### Charts and diagrams as code
******

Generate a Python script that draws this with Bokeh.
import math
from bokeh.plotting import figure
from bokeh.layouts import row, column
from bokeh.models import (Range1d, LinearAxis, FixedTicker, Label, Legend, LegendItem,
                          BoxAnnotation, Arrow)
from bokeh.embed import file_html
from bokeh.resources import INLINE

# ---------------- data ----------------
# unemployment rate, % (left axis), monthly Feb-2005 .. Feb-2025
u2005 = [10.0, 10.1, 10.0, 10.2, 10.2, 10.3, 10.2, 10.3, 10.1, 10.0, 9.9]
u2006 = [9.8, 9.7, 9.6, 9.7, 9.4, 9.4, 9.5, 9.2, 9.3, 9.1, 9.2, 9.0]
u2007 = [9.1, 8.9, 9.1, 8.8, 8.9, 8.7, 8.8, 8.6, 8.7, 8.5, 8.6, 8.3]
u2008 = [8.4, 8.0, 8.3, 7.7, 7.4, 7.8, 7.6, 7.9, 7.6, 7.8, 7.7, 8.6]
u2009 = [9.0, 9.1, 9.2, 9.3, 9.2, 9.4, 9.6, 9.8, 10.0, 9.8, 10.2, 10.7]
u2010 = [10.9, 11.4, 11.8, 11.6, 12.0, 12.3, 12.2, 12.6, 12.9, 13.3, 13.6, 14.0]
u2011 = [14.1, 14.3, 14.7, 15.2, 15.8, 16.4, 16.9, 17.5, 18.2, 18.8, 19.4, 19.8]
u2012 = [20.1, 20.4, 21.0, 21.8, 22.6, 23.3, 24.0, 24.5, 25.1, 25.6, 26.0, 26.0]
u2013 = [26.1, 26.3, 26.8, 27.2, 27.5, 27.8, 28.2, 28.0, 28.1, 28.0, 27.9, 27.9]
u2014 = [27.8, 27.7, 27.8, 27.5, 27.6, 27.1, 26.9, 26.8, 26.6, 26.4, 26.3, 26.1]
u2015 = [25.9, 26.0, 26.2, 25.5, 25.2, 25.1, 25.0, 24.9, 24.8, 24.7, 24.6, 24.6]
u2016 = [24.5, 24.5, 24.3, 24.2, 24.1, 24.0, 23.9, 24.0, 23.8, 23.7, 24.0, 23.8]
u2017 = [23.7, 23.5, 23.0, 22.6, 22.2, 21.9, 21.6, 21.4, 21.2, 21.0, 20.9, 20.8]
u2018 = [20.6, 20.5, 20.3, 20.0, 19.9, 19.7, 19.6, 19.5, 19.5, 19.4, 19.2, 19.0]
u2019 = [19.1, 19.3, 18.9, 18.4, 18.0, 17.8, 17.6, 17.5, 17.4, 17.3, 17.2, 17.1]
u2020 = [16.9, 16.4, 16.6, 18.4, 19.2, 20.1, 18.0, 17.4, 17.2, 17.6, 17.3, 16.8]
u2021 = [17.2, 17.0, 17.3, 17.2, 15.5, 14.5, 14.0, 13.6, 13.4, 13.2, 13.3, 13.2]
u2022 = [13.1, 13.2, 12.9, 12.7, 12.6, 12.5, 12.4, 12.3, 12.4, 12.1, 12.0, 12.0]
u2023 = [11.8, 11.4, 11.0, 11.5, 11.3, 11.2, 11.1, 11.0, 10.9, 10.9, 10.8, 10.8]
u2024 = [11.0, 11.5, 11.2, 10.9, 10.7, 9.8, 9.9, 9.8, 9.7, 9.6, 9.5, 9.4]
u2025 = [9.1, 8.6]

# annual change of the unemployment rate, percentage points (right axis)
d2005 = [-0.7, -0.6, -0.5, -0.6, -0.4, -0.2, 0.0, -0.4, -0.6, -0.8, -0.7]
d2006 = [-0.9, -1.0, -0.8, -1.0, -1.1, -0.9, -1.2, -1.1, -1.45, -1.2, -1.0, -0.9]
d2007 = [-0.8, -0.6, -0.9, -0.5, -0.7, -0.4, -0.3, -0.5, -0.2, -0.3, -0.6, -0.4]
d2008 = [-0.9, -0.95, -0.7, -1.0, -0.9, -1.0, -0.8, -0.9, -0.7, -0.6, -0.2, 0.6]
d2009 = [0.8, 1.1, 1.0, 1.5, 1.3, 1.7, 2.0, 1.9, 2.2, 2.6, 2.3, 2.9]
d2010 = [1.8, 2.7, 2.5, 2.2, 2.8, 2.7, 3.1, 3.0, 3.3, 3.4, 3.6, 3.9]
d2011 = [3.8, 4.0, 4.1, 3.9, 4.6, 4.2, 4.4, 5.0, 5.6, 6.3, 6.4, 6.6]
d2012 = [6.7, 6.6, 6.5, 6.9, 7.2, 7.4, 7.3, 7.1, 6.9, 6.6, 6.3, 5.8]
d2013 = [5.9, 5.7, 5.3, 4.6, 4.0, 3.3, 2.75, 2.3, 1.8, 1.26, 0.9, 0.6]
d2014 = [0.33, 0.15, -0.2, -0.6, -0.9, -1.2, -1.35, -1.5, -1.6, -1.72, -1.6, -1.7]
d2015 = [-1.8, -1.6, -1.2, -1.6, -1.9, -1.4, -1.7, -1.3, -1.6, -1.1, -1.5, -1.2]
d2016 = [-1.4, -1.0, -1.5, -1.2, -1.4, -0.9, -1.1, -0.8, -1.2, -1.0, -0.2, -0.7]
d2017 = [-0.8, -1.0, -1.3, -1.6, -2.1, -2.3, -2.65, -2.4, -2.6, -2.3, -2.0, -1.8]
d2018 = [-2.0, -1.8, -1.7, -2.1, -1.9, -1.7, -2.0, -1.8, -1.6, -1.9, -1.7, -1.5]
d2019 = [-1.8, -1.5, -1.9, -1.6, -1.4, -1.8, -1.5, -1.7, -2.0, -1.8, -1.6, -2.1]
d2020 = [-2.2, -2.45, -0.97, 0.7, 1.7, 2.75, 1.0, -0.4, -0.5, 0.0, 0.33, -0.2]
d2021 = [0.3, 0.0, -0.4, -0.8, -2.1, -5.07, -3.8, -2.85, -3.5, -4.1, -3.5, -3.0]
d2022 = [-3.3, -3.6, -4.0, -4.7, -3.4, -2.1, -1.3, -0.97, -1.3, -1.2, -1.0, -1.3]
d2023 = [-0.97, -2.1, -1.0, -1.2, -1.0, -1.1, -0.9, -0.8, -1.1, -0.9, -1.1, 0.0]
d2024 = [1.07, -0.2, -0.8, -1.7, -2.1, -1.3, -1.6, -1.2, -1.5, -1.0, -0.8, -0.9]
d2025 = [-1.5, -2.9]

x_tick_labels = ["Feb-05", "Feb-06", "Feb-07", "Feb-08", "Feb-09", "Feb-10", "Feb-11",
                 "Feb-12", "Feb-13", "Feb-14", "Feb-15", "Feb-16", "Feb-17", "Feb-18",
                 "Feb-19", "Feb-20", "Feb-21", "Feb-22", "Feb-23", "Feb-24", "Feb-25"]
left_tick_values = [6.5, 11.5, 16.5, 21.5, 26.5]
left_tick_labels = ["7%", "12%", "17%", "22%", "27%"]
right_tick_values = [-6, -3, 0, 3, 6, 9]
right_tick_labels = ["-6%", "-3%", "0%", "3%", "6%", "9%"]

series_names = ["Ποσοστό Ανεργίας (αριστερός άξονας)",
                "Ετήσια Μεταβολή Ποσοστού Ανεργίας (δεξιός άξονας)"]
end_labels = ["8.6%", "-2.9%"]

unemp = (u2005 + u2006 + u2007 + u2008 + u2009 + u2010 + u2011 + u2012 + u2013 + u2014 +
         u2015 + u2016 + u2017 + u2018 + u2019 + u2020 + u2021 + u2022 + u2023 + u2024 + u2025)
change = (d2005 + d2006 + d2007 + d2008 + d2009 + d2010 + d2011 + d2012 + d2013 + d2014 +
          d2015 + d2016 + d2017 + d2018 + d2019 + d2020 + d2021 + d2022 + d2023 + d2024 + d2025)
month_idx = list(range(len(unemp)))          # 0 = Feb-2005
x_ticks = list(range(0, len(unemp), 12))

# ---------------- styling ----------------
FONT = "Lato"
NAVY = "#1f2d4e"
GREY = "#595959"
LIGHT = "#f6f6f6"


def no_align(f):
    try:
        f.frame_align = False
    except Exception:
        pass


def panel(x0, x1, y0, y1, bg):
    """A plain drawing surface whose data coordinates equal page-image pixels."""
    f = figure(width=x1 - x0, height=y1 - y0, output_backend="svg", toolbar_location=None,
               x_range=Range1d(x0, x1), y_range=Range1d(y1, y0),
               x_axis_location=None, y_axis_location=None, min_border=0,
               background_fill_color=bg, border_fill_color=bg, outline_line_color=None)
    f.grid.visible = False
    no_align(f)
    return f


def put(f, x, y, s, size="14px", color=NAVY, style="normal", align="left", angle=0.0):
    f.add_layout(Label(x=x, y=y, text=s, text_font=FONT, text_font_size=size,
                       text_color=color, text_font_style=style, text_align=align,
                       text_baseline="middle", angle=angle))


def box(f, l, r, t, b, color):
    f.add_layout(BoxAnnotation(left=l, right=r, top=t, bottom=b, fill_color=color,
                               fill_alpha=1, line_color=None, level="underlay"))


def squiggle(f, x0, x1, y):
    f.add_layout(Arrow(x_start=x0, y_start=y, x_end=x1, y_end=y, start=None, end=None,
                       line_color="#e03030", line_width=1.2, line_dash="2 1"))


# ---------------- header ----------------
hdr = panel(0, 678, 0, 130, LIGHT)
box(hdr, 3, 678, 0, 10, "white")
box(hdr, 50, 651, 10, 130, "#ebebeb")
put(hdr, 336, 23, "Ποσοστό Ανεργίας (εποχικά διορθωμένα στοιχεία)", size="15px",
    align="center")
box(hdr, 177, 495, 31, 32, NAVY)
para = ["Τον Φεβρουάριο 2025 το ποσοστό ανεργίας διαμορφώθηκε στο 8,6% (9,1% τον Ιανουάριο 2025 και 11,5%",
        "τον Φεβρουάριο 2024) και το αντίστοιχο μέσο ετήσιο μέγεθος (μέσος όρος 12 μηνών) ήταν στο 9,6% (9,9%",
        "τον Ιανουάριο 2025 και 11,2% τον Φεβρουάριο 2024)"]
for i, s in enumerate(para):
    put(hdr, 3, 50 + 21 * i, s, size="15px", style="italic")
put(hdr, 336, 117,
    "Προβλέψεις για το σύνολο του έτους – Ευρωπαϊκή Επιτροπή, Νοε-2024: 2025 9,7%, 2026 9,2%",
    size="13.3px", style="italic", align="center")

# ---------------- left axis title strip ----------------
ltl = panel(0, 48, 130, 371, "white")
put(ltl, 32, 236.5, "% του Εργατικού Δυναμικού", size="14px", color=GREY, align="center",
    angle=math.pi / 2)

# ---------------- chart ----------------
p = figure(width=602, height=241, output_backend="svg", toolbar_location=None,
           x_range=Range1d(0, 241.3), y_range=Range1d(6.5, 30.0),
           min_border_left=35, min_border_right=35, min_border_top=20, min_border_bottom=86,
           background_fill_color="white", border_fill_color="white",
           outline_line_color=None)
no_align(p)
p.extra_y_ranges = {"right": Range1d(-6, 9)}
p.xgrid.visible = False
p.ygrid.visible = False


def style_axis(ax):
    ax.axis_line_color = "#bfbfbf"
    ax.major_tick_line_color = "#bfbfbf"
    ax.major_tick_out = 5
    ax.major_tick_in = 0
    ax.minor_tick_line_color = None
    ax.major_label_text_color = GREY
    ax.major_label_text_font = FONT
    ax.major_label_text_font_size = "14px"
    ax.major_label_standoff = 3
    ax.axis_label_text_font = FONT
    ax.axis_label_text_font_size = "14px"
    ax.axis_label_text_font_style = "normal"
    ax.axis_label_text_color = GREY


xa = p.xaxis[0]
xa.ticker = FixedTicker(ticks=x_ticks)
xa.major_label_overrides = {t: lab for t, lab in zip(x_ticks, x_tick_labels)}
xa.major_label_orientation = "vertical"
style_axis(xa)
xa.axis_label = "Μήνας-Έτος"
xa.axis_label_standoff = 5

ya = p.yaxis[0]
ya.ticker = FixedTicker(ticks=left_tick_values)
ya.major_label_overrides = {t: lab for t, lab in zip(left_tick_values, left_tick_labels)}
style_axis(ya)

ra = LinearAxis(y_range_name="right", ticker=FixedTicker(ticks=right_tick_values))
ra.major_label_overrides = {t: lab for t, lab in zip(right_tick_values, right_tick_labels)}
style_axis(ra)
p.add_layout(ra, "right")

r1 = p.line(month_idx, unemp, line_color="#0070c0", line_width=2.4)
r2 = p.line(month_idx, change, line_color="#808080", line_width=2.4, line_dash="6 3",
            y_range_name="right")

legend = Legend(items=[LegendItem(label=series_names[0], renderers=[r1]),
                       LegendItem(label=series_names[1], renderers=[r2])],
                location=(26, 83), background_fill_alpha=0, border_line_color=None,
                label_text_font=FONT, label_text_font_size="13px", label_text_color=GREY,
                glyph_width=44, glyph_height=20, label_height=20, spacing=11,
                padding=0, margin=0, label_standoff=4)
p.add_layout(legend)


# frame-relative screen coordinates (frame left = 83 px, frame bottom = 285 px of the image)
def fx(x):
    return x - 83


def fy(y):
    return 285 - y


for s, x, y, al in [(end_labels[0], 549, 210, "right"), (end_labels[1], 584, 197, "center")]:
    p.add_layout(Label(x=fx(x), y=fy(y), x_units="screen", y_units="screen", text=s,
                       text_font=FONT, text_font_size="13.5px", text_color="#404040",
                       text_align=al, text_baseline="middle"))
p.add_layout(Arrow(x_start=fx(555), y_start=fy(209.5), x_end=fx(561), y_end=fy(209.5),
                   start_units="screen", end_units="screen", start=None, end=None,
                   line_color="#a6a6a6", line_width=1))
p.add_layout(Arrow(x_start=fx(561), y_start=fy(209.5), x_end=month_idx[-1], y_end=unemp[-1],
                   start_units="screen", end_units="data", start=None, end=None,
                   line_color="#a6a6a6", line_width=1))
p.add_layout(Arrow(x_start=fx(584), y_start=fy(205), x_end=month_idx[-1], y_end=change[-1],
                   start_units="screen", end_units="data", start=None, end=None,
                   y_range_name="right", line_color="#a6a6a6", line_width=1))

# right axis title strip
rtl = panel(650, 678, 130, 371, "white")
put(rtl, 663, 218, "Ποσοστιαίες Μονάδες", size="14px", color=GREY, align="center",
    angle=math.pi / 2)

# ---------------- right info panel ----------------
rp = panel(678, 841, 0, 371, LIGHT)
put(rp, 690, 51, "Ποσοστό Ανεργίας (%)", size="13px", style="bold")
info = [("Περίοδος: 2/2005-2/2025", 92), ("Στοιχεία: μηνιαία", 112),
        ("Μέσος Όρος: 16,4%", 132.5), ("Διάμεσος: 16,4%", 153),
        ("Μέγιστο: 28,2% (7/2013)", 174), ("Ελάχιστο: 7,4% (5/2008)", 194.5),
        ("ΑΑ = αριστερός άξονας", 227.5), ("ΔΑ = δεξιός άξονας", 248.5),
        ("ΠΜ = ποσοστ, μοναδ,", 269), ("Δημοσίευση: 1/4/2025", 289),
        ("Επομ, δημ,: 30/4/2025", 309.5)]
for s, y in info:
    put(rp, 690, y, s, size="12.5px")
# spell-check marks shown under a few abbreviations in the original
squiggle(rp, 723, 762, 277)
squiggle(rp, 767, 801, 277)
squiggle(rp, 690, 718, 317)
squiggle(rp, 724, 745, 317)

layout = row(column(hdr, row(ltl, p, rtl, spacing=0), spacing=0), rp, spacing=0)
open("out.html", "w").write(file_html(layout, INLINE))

******

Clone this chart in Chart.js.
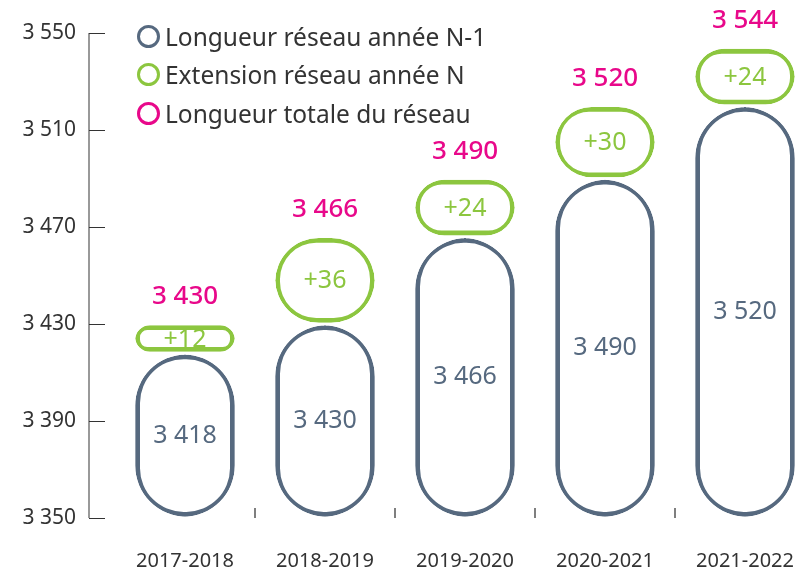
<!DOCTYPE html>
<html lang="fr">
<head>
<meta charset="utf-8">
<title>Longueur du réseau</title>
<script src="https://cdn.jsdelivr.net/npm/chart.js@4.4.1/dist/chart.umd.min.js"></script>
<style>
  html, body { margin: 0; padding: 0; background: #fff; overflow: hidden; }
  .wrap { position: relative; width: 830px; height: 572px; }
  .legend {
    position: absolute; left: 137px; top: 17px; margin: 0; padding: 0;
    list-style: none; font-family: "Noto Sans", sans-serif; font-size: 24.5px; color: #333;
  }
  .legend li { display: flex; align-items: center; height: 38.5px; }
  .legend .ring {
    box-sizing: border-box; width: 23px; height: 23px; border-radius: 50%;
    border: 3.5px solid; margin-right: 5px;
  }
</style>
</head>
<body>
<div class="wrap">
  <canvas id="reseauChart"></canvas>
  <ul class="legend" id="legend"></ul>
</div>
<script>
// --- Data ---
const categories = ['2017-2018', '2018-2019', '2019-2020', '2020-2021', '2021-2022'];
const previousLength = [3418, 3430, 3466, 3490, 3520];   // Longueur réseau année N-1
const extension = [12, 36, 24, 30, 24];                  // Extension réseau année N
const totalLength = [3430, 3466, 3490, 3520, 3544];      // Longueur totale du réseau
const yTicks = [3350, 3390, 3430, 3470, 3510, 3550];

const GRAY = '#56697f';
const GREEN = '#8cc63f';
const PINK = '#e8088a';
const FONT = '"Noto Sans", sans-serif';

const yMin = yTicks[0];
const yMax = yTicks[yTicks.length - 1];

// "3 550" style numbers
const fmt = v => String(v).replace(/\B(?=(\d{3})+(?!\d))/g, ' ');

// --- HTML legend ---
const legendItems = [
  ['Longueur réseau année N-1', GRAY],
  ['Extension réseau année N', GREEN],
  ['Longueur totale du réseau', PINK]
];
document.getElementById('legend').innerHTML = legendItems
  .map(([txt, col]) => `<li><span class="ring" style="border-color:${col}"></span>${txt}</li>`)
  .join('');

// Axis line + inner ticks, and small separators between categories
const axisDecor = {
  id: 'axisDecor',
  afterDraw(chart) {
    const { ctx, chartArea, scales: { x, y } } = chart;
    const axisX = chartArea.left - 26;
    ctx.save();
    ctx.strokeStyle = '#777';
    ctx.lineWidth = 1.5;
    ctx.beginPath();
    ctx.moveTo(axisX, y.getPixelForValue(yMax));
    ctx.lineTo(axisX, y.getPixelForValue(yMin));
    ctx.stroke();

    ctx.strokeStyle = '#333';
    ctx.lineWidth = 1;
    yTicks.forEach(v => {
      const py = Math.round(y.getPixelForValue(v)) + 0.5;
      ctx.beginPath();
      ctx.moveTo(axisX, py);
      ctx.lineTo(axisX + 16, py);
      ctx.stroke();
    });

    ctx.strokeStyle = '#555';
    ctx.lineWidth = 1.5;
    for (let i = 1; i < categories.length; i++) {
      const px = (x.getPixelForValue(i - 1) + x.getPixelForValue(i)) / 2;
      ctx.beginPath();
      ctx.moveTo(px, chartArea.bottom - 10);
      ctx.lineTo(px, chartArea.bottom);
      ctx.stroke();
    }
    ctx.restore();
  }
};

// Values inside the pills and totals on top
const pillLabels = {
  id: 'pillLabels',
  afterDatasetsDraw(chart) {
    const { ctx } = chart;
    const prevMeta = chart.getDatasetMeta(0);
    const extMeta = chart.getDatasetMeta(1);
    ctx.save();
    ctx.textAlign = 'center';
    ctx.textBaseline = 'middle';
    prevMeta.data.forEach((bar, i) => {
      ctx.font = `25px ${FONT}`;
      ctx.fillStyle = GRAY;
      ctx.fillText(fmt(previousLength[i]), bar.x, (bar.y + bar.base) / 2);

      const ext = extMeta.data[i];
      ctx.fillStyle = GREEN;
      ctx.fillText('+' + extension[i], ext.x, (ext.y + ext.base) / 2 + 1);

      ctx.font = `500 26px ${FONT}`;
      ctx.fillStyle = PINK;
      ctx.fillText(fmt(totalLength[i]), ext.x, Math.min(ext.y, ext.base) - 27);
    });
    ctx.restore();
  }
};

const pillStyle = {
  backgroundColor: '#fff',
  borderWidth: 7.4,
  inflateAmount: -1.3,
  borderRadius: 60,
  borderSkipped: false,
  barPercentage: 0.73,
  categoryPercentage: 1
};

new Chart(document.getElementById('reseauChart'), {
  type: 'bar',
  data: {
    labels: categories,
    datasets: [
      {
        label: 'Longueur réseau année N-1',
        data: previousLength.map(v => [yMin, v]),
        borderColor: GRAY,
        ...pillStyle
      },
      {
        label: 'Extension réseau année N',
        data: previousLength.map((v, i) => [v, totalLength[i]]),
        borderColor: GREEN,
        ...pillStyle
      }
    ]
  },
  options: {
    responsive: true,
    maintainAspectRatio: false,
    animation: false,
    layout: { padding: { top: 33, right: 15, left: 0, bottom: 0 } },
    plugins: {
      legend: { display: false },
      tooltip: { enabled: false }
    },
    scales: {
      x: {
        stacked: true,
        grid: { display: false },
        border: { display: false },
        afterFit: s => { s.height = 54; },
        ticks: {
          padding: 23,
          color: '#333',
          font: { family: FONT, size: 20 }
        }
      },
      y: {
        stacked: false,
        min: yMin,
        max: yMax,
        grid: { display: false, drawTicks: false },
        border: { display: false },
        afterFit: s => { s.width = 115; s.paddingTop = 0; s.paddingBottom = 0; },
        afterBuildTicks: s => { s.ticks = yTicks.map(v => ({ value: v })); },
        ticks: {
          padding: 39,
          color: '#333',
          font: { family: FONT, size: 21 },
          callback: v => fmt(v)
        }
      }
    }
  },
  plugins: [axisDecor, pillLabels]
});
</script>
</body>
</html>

******

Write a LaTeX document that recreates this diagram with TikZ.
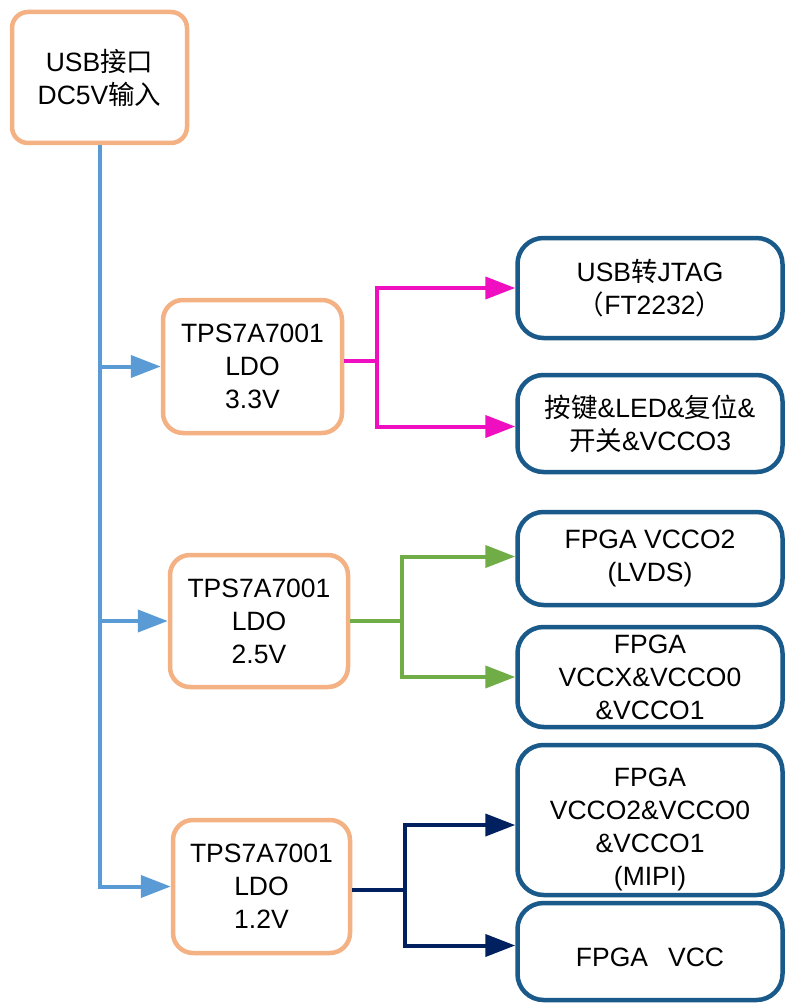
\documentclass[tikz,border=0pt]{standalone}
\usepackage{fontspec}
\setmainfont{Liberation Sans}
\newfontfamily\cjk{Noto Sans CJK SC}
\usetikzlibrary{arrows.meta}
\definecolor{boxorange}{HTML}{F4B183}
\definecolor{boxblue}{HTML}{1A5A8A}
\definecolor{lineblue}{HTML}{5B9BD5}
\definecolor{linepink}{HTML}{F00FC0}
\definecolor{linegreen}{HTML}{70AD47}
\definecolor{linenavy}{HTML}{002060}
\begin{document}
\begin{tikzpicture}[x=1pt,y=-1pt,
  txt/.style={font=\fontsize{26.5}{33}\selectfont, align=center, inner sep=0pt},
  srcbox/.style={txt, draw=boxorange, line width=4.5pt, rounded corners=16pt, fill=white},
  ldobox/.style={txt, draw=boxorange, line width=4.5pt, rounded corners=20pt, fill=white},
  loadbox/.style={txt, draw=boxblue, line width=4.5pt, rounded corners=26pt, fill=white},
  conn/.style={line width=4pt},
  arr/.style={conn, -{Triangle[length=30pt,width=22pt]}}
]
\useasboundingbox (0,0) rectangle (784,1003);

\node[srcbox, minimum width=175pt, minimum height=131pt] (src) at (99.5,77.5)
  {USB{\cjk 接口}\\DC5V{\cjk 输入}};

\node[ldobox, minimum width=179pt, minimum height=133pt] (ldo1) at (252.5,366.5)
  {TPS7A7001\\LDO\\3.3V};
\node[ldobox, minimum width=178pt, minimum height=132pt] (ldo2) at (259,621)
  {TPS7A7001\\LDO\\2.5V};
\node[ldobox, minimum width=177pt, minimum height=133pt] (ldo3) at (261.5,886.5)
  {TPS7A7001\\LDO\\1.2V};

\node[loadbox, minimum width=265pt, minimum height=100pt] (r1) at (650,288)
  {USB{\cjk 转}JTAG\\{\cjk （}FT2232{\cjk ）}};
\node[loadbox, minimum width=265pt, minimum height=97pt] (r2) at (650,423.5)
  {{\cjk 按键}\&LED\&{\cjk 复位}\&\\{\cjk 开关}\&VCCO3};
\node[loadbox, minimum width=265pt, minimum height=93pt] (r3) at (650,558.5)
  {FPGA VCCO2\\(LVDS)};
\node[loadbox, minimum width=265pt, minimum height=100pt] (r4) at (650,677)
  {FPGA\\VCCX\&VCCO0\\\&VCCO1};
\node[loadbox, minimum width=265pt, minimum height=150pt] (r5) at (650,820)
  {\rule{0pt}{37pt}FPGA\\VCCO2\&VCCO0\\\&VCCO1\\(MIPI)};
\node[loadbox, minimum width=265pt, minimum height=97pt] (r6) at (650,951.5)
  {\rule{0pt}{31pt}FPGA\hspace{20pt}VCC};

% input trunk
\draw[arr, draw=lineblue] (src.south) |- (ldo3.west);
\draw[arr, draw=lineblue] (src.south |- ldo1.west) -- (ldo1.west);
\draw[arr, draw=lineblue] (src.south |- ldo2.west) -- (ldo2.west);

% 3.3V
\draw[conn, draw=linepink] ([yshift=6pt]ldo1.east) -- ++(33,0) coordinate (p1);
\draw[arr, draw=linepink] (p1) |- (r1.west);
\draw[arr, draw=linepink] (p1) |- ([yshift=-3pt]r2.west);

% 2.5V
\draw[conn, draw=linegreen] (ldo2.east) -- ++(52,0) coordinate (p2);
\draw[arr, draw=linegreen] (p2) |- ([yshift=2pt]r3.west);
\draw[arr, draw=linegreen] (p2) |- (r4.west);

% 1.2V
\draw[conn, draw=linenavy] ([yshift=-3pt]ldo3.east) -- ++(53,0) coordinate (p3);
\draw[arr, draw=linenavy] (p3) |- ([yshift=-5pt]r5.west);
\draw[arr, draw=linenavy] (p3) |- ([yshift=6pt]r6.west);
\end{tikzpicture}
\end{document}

******

### YOUR INSTRUCTIONS
Return exactly, and only, the lines from the one containing "Generate a Python" down to the one containing "from bokeh.resources import INLINE", with both of those lines included.

### TASK SOLUTION
Generate a Python script that draws this with Bokeh.
import math
from bokeh.plotting import figure
from bokeh.layouts import row, column
from bokeh.models import (Range1d, LinearAxis, FixedTicker, Label, Legend, LegendItem,
                          BoxAnnotation, Arrow)
from bokeh.embed import file_html
from bokeh.resources import INLINE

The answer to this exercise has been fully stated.